[CMake] Announcing CMake BASIS, a set of CMake based project interoperability and automation tools

Matthew Woehlke mw_triad at users.sourceforge.net
Mon Jan 27 15:30:16 EST 2014


On 2014-01-27 14:48, Andrew Hundt wrote:
> On Thu, Jan 23, 2014 at 4:14 AM, Stephen Kelly wrote:
>> Andrew Hundt wrote:
>>> I'm not well versed with the guts of git but are there any good
>>> ways to do some cleanup?
>>
>> If you have to ask, the details probably not something worth discussing
>> here. Adding a commit removing them is not going to help. My previous paste
>> showed that some of the biggest files are already deleted in the current
>> tree.
>>
>
> The level of my question my have been underestimated, because I was
> referring to git commands that strip data from the history. I created an
> issue to take another look at the size, thanks for the feedback.

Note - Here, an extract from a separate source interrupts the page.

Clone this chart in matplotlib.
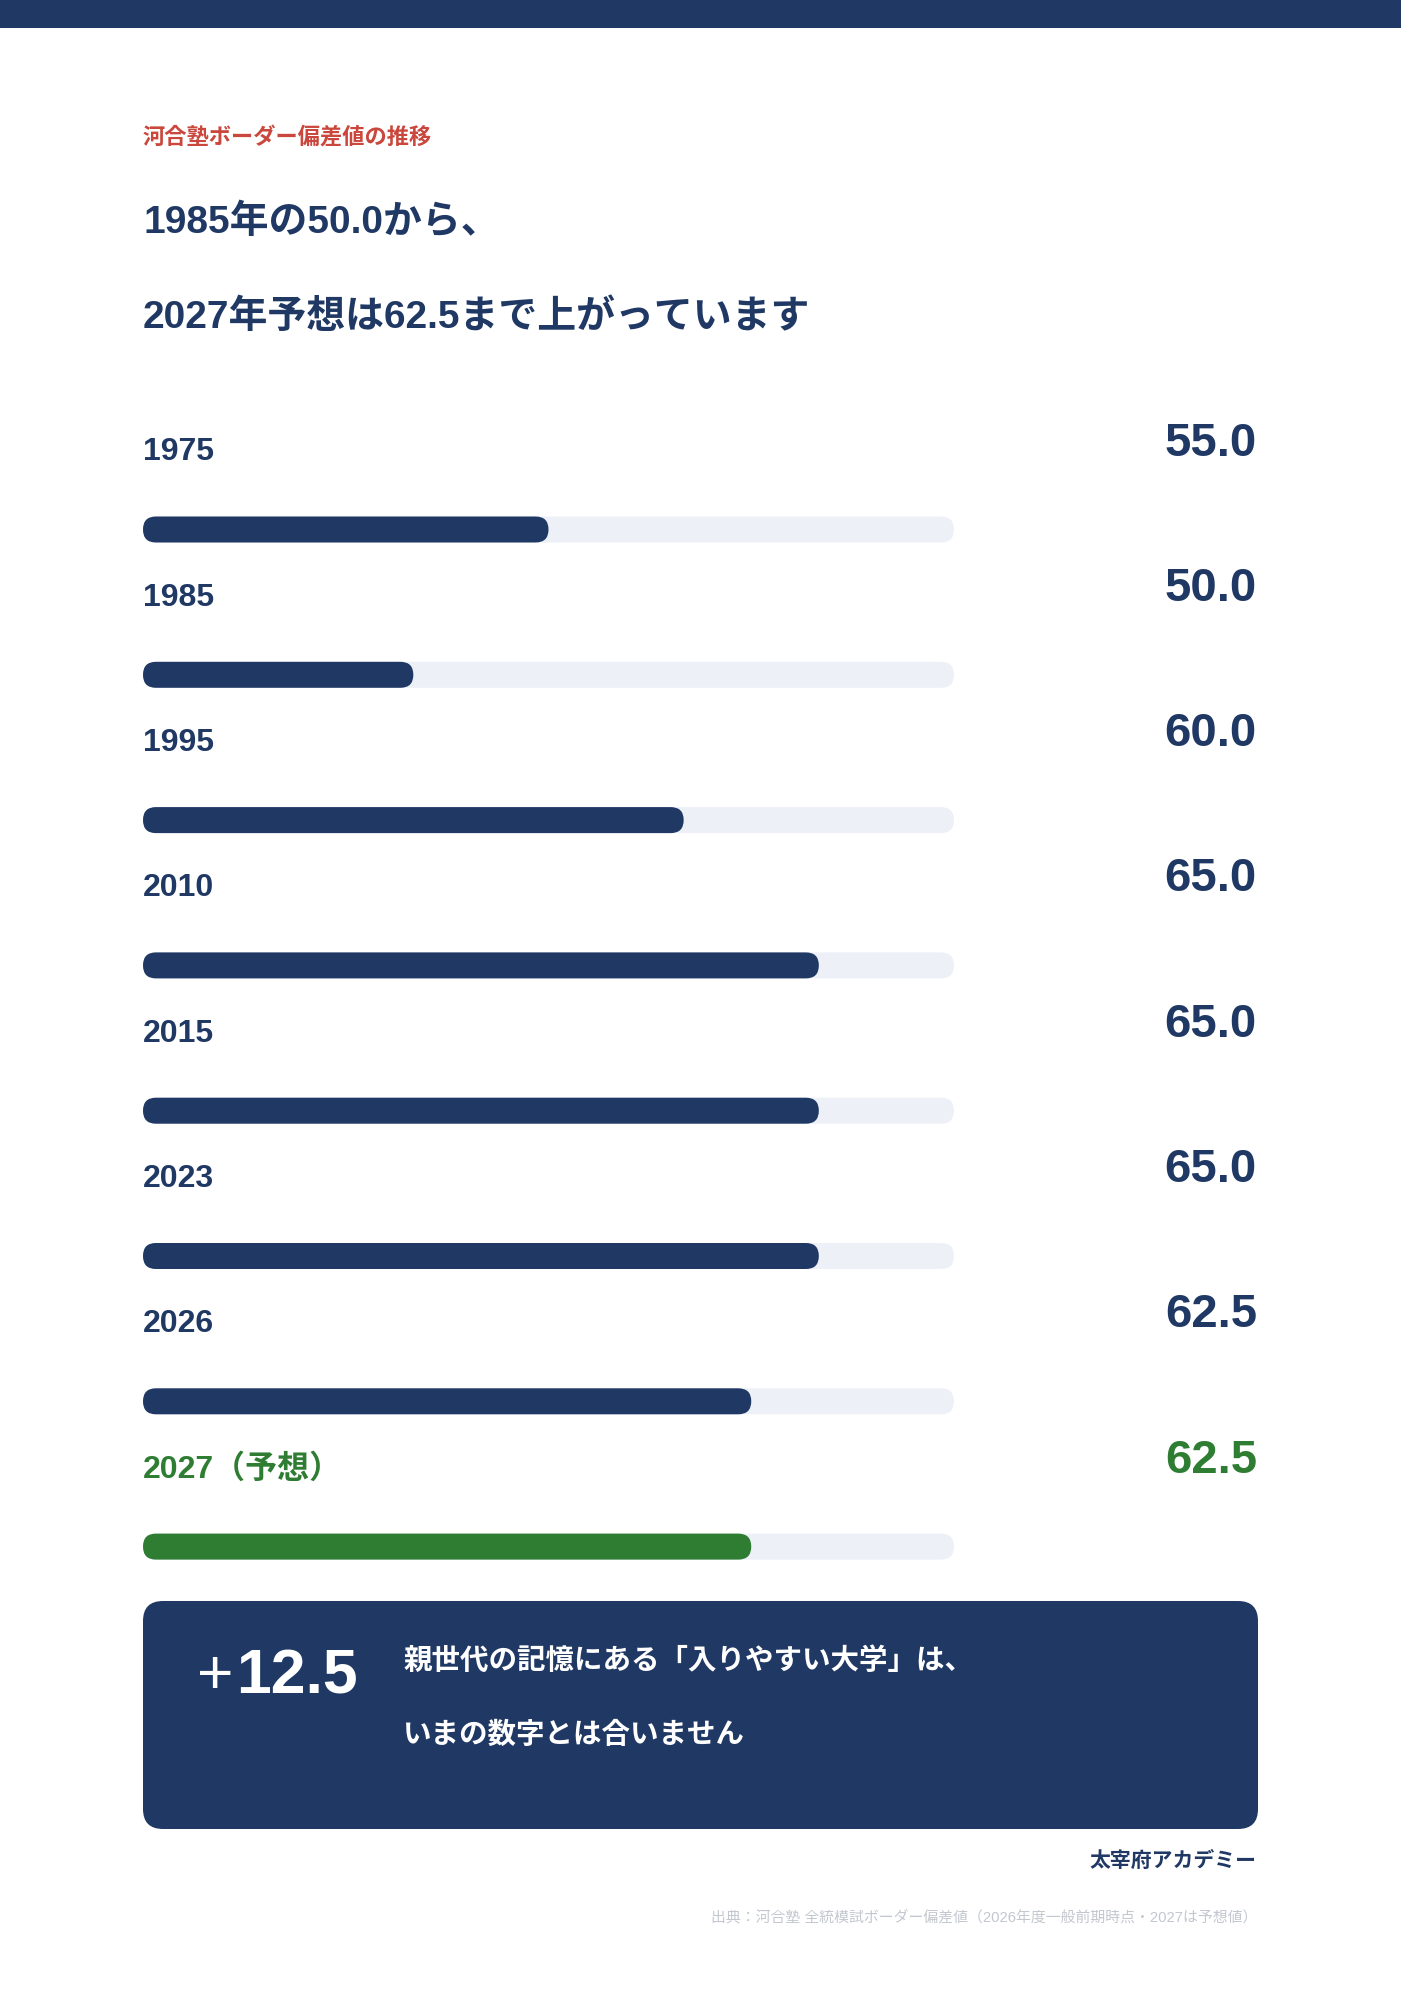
import matplotlib
matplotlib.use('Agg')
import matplotlib.pyplot as plt
from matplotlib.patches import FancyBboxPatch, Rectangle
from matplotlib.transforms import blended_transform_factory

plt.rcParams['font.family'] = ['Liberation Sans', 'Noto Sans CJK JP', 'DejaVu Sans']

# ---- data ----
years = ['1975', '1985', '1995', '2010', '2015', '2023', '2026', '2027（予想）']
values = [55.0, 50.0, 60.0, 65.0, 65.0, 65.0, 62.5, 62.5]
is_forecast = [False, False, False, False, False, False, False, True]
scale_min, scale_max = 40, 70
kicker = '河合塾ボーダー偏差値の推移'
title_lines = ['1985年の50.0から、', '2027年予想は62.5まで上がっています']
delta_sign = '+'
delta_value = '12.5'
callout_lines = ['親世代の記憶にある「入りやすい大学」は、', 'いまの数字とは合いません']
brand = '太宰府アカデミー'
source = '出典：河合塾 全統模試ボーダー偏差値（2026年度一般前期時点・2027は予想値）'

NAVY = '#203864'
GREEN = '#2e7d32'
TRACK = '#edf0f7'
RED = '#c9473c'
GREY = '#c3c7cf'

W, H = 1401, 2000
fig = plt.figure(figsize=(W / 100, H / 100), dpi=100)
fig.patch.set_facecolor('white')
ax0 = fig.add_axes([0, 0, 1, 1])
ax0.set_xlim(0, W)
ax0.set_ylim(H, 0)
ax0.axis('off')

# top band
ax0.add_patch(Rectangle((0, 0), W, 28, color=NAVY, lw=0))

# header texts
ax0.text(143, 144, kicker, color=RED, fontsize=16, fontweight='bold', va='baseline', ha='left')
ax0.text(143, 233, title_lines[0], color=NAVY, fontsize=28, fontweight='bold', va='baseline', ha='left')
ax0.text(143, 328, title_lines[1], color=NAVY, fontsize=28, fontweight='bold', va='baseline', ha='left')

# ---- bars axes ----
n = len(years)
row_px = 145.3
first_center = 529.5
left_px, right_px = 143, 954
top_px = first_center - row_px / 2
bot_px = first_center + (n - 0.5) * row_px
ax_b = fig.add_axes([left_px / W, 1 - bot_px / H, (right_px - left_px) / W, (bot_px - top_px) / H])
ax_b.set_xlim(scale_min, scale_max)
ax_b.set_ylim(n - 0.5, -0.5)
ax_b.axis('off')
ax_b.patch.set_alpha(0)

bar_px = 26
sx = (scale_max - scale_min) / (right_px - left_px)
sy = 1.0 / row_px
bar_h = bar_px * sy
r = bar_px / 2


def rounded(rect, color):
    x, y = rect.get_xy()
    w, h = rect.get_width(), rect.get_height()
    p = FancyBboxPatch((x, y), w, h,
                       boxstyle='round,pad=0,rounding_size=%f' % (r * sx),
                       mutation_aspect=sy / sx, fc=color, ec='none', lw=0, clip_on=False)
    ax_b.add_patch(p)
    rect.remove()


tracks = ax_b.barh(range(n), [scale_max - scale_min] * n, left=scale_min, height=bar_h)
for rect in list(tracks):
    rounded(rect, TRACK)
fills = ax_b.barh(range(n), [v - scale_min for v in values], left=scale_min, height=bar_h)
for rect, f in zip(list(fills), is_forecast):
    rounded(rect, GREEN if f else NAVY)

trans_val = blended_transform_factory(ax0.transData, ax_b.transData)
for i, (yr, v, f) in enumerate(zip(years, values, is_forecast)):
    c = GREEN if f else NAVY
    ax_b.text(scale_min, i - 69 / row_px, yr, color=c, fontsize=23, fontweight='bold',
              va='baseline', ha='left', clip_on=False)
    ax_b.text(1257, i - 74 / row_px, '%.1f' % v, color=c, fontsize=34, fontweight='bold',
              va='baseline', ha='right', transform=trans_val, clip_on=False)

# ---- callout box ----
ax0.add_patch(FancyBboxPatch((143, 1601), 1115, 228,
                             boxstyle='round,pad=0,rounding_size=20', fc=NAVY, ec='none'))
ax0.text(233, 1694, delta_sign, color='white', fontsize=45, fontweight='normal', va='baseline', ha='right')
ax0.text(236, 1694, delta_value, color='white', fontsize=45, fontweight='bold', va='baseline', ha='left')
ax0.text(403, 1669, callout_lines[0], color='white', fontsize=20.5, fontweight='bold', va='baseline', ha='left')
ax0.text(403, 1743, callout_lines[1], color='white', fontsize=20.5, fontweight='bold', va='baseline', ha='left')

ax0.text(1257, 1867, brand, color=NAVY, fontsize=15, fontweight='bold', va='baseline', ha='right')
ax0.text(1257, 1922, source, color=GREY, fontsize=10.7, va='baseline', ha='right')

fig.savefig('out.png', dpi=100, facecolor='white')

Possibly :-). I'd tend to agree with Stephen that this isn't the best 
place to get into a discussion of git history rewriting. But I'll also 
drop https://help.github.com/articles/remove-sensitive-data as a 
possible place to start looking.

>> So far, out of what you listed, the documentation related stuff is most
>> interesting to me as an upstream trying to find upstreamable (or generally
>> useful) stuff in BASIS, or trying to find the gaps in cmake which are
>> suitable for closing in cmake itself.
>
>   Great, I too believe the basis_add_doc(), basis_add_doxygen_doc(), and
> basis_add_sphinx_doc() functions and related files would be perfect
> candidates to put in the "Modules" folder of CMake itself after whatever
> other minor tweaks are necessary.

I didn't look at it yet, but to be "optimally" useful I would hope that 
an implementation of generating doxygen documentation would:

- allow the user to specify the doxyfile.in (probably as a well-known 
variable; most projects will want to set it once) in addition to having 
a default one

- implement two-step generation of tag files followed by the actual 
documentation

- allow the user to provide a list of library names to be used as input 
tag files (assuming those targets use the same mechanism to generate 
documentation)

- implement the above in a manner that allows the user some mechanism to 
define 'custom' targets with their own tag file(s) for external 
documentation

- allow for circular linking (this is why tags and doc need to be 
separate steps; the tags have no dependencies, but the docs depend on 
the referenced tags; splitting the two avoids creating dependency cycles)

In particular, I have a project where I want to be able to link to Qt 
documentation, but due to deficiencies in how Qt generates its tag file, 
I actually need to generate my own supplementary tag file. I want to be 
able to use this just by listing "Qt" as a documentation dependency.